Module 8: Cross-Jurisdictional Compliance and Ethical Harmonization
- Map data flows across borders to identify conflicts between local ethics norms and global corporate policies.
- Localize model behavior in different regions to align with cultural expectations of fairness and privacy.
- Withhold deployment of AI systems in jurisdictions where legal requirements violate core ethical principles.
- Adapt consent mechanisms to meet varying standards of informed consent across legal regimes.
- Design data residency strategies that comply with sovereignty laws while minimizing ethical fragmentation.
- Negotiate data transfer mechanisms (e.g., SCCs, adequacy decisions) with explicit ethical safeguards.
- Conduct comparative ethical risk assessments when operating in countries with weak data protection laws.
- Establish centralized ethical review for multinational projects to prevent jurisdictional arbitrage.

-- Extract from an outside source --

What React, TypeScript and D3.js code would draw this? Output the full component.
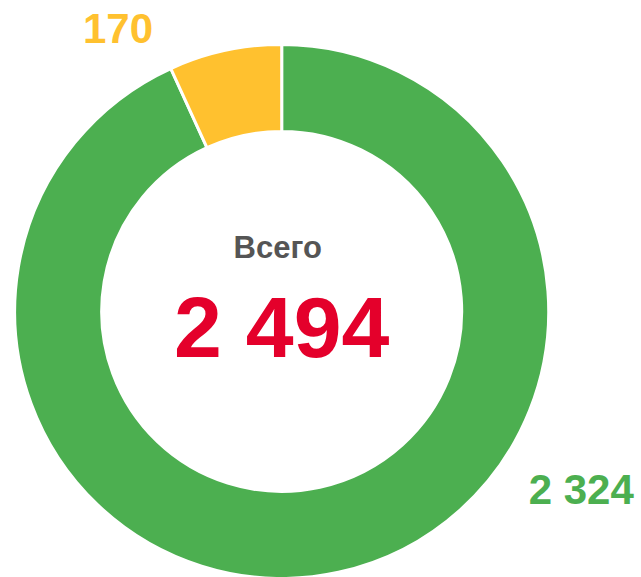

Module 9: Long-Term Ethical Sustainability in Data Ecosystems
- Assess the environmental impact of large-scale data processing and model training as an ethical consideration.
- Design data lifecycle policies that include decommissioning plans for obsolete models and datasets.
- Audit long-term societal effects of predictive systems, such as erosion of autonomy or increased surveillance.
- Incorporate ethical depreciation into model lifecycle management, retiring systems that drift from original intent.
- Invest in open-source tools that promote ethical data practices across the industry.
- Support research into ethical alternatives to exploitative data collection models (e.g., federated learning).
- Measure and report ethical maturity metrics annually to track organizational progress.
- Embed ethical foresight into strategic planning to anticipate downstream consequences of current data initiatives.